— begin —
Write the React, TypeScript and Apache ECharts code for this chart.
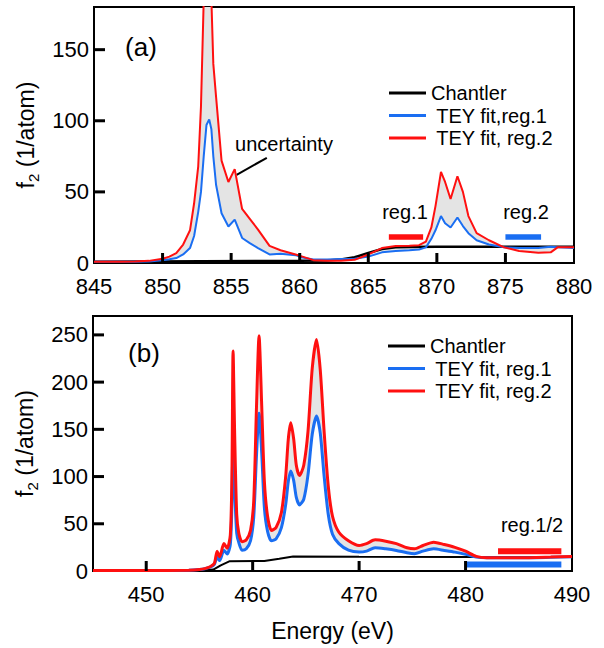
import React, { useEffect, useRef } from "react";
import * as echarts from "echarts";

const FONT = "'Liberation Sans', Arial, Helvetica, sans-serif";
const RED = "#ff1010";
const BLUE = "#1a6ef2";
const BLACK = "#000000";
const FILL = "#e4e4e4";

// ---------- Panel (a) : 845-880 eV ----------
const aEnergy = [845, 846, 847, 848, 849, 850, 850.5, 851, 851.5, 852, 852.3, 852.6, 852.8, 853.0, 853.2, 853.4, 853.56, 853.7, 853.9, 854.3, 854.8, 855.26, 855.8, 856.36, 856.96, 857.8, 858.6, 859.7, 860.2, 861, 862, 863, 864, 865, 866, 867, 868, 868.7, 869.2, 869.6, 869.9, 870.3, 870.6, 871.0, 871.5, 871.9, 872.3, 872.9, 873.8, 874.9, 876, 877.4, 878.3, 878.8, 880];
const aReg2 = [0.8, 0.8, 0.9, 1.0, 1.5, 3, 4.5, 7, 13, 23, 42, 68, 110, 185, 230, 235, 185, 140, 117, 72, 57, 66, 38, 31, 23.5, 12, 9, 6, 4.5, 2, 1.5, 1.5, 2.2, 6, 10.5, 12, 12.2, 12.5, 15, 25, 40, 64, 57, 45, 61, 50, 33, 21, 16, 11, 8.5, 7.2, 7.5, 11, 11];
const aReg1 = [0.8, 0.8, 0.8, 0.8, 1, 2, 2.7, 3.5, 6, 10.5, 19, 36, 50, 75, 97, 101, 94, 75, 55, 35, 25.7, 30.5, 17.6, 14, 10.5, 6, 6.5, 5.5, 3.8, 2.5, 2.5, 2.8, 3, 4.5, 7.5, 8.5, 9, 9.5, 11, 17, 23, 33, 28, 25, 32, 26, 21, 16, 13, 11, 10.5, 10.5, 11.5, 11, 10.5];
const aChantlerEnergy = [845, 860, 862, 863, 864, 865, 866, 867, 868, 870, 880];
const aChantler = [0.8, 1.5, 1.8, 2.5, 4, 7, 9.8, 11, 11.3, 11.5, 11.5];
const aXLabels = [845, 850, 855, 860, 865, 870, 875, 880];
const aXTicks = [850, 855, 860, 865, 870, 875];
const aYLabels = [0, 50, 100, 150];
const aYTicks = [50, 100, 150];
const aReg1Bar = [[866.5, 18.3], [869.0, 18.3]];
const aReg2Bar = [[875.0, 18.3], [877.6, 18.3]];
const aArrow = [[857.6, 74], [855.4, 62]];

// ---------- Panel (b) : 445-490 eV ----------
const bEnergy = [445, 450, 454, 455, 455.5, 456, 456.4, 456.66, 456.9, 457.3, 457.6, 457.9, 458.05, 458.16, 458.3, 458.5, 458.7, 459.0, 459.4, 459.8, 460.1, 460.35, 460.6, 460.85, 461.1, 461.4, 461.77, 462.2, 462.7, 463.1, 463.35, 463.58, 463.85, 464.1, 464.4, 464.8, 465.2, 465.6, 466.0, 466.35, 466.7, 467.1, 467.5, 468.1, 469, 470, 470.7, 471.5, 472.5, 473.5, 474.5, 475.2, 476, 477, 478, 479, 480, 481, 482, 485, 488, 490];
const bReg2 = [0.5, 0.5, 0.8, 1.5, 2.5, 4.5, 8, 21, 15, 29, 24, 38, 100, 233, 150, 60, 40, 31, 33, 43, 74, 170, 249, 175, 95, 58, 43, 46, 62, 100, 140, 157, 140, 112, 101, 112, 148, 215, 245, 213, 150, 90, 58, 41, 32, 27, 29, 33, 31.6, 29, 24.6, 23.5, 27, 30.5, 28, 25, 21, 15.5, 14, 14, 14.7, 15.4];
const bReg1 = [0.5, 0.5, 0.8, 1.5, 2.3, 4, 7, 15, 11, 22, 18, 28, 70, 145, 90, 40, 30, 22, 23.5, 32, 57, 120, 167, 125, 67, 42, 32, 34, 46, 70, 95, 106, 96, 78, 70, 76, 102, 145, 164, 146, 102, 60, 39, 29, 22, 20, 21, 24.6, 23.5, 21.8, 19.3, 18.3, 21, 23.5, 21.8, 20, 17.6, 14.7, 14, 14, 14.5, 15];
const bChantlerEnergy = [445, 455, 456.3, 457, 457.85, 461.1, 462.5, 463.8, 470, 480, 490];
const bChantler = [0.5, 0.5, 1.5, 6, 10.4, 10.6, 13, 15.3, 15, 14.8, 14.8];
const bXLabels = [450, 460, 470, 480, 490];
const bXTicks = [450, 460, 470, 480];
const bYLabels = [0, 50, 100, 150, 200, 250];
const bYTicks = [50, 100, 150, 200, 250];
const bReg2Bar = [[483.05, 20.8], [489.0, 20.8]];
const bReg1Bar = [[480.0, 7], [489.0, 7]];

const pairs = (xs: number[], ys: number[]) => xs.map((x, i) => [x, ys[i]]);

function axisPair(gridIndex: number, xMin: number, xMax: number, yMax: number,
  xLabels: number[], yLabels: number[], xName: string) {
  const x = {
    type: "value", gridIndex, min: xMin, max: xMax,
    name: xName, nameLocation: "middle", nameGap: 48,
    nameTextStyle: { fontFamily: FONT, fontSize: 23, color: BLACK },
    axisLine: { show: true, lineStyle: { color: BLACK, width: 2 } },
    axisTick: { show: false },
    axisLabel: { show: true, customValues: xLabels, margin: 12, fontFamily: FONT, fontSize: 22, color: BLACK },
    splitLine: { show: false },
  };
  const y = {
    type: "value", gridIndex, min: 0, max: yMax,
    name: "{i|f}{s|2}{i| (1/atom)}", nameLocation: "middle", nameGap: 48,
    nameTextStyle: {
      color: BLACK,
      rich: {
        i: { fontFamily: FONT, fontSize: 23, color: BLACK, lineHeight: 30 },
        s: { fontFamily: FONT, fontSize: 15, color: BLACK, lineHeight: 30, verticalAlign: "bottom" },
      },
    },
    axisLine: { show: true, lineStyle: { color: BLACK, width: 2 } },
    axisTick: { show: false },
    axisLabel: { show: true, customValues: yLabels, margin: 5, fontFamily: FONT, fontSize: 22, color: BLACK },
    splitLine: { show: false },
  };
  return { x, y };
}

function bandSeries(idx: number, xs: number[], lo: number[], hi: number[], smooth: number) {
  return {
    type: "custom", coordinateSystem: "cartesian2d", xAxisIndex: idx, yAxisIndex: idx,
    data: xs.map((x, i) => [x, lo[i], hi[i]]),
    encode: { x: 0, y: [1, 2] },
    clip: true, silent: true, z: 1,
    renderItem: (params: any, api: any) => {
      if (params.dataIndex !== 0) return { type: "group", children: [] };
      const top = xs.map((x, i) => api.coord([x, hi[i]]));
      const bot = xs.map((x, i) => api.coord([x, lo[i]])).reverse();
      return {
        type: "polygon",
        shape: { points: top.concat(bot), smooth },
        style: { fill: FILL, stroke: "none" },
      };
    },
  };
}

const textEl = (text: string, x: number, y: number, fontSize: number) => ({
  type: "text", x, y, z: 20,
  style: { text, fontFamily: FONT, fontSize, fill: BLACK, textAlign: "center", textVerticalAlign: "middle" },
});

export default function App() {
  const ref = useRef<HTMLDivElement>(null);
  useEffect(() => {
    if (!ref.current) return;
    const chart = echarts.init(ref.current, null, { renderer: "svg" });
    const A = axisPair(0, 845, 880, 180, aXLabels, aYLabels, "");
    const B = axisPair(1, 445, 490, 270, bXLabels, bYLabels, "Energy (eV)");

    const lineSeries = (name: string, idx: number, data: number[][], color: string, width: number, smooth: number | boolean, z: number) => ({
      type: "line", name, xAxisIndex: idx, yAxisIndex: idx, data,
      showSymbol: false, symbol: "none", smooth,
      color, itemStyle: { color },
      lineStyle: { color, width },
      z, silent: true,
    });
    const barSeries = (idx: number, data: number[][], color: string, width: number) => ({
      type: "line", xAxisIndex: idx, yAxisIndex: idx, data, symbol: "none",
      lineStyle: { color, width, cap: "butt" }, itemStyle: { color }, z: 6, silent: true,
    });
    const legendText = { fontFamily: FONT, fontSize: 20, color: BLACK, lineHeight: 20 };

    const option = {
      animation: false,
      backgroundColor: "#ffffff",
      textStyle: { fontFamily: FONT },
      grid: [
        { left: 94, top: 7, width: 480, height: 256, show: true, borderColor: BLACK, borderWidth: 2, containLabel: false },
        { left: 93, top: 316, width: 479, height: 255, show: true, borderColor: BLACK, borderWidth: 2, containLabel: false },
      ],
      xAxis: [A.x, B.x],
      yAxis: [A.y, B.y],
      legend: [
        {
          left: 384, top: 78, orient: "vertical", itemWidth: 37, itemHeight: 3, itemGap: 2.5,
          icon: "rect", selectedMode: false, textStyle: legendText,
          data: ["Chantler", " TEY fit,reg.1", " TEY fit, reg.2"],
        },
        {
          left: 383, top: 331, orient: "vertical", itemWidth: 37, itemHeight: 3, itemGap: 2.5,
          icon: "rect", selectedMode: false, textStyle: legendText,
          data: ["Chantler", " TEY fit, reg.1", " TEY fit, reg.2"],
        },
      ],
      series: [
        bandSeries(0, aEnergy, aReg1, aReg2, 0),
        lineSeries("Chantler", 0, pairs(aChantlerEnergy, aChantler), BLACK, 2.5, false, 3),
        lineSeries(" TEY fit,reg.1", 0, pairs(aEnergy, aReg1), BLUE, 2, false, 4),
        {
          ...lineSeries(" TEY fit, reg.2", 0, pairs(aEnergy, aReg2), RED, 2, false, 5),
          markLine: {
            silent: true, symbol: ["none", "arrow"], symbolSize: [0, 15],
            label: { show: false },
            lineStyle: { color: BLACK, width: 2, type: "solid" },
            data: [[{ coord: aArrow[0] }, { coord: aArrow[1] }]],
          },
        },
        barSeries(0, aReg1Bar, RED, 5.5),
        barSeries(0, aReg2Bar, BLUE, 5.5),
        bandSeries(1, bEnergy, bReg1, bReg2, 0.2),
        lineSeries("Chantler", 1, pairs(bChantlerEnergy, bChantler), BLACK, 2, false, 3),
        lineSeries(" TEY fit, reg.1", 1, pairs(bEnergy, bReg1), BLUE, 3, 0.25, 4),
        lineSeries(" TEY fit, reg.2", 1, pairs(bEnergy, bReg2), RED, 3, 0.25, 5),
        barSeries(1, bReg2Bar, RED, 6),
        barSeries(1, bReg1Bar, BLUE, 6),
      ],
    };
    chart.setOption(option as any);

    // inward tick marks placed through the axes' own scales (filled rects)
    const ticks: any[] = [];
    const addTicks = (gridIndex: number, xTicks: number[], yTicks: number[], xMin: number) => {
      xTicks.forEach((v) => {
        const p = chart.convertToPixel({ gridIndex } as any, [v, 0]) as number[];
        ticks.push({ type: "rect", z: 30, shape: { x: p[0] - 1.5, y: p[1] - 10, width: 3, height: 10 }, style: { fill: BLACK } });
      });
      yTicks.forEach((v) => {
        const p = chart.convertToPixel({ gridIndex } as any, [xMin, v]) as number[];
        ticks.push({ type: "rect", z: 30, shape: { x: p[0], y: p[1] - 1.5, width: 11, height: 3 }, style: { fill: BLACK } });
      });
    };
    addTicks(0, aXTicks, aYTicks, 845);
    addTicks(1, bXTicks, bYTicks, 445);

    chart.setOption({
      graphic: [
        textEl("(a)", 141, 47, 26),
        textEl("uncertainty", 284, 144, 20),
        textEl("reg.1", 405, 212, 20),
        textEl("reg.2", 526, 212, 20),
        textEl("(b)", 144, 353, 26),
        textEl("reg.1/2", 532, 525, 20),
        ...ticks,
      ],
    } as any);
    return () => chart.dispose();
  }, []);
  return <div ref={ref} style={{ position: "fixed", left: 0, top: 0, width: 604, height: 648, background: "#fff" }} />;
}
— end —
STATED GOAL: Please reproduce the listing exactly from its opening line through the line that contains "const aArrow = [[857.6, 74], [855.4, 62]];", both included, with all pictures omitted.

ANSWER TO THE PROBLEM:
Write the React, TypeScript and Apache ECharts code for this chart.
import React, { useEffect, useRef } from "react";
import * as echarts from "echarts";

const FONT = "'Liberation Sans', Arial, Helvetica, sans-serif";
const RED = "#ff1010";
const BLUE = "#1a6ef2";
const BLACK = "#000000";
const FILL = "#e4e4e4";

// ---------- Panel (a) : 845-880 eV ----------
const aEnergy = [845, 846, 847, 848, 849, 850, 850.5, 851, 851.5, 852, 852.3, 852.6, 852.8, 853.0, 853.2, 853.4, 853.56, 853.7, 853.9, 854.3, 854.8, 855.26, 855.8, 856.36, 856.96, 857.8, 858.6, 859.7, 860.2, 861, 862, 863, 864, 865, 866, 867, 868, 868.7, 869.2, 869.6, 869.9, 870.3, 870.6, 871.0, 871.5, 871.9, 872.3, 872.9, 873.8, 874.9, 876, 877.4, 878.3, 878.8, 880];
const aReg2 = [0.8, 0.8, 0.9, 1.0, 1.5, 3, 4.5, 7, 13, 23, 42, 68, 110, 185, 230, 235, 185, 140, 117, 72, 57, 66, 38, 31, 23.5, 12, 9, 6, 4.5, 2, 1.5, 1.5, 2.2, 6, 10.5, 12, 12.2, 12.5, 15, 25, 40, 64, 57, 45, 61, 50, 33, 21, 16, 11, 8.5, 7.2, 7.5, 11, 11];
const aReg1 = [0.8, 0.8, 0.8, 0.8, 1, 2, 2.7, 3.5, 6, 10.5, 19, 36, 50, 75, 97, 101, 94, 75, 55, 35, 25.7, 30.5, 17.6, 14, 10.5, 6, 6.5, 5.5, 3.8, 2.5, 2.5, 2.8, 3, 4.5, 7.5, 8.5, 9, 9.5, 11, 17, 23, 33, 28, 25, 32, 26, 21, 16, 13, 11, 10.5, 10.5, 11.5, 11, 10.5];
const aChantlerEnergy = [845, 860, 862, 863, 864, 865, 866, 867, 868, 870, 880];
const aChantler = [0.8, 1.5, 1.8, 2.5, 4, 7, 9.8, 11, 11.3, 11.5, 11.5];
const aXLabels = [845, 850, 855, 860, 865, 870, 875, 880];
const aXTicks = [850, 855, 860, 865, 870, 875];
const aYLabels = [0, 50, 100, 150];
const aYTicks = [50, 100, 150];
const aReg1Bar = [[866.5, 18.3], [869.0, 18.3]];
const aReg2Bar = [[875.0, 18.3], [877.6, 18.3]];
const aArrow = [[857.6, 74], [855.4, 62]];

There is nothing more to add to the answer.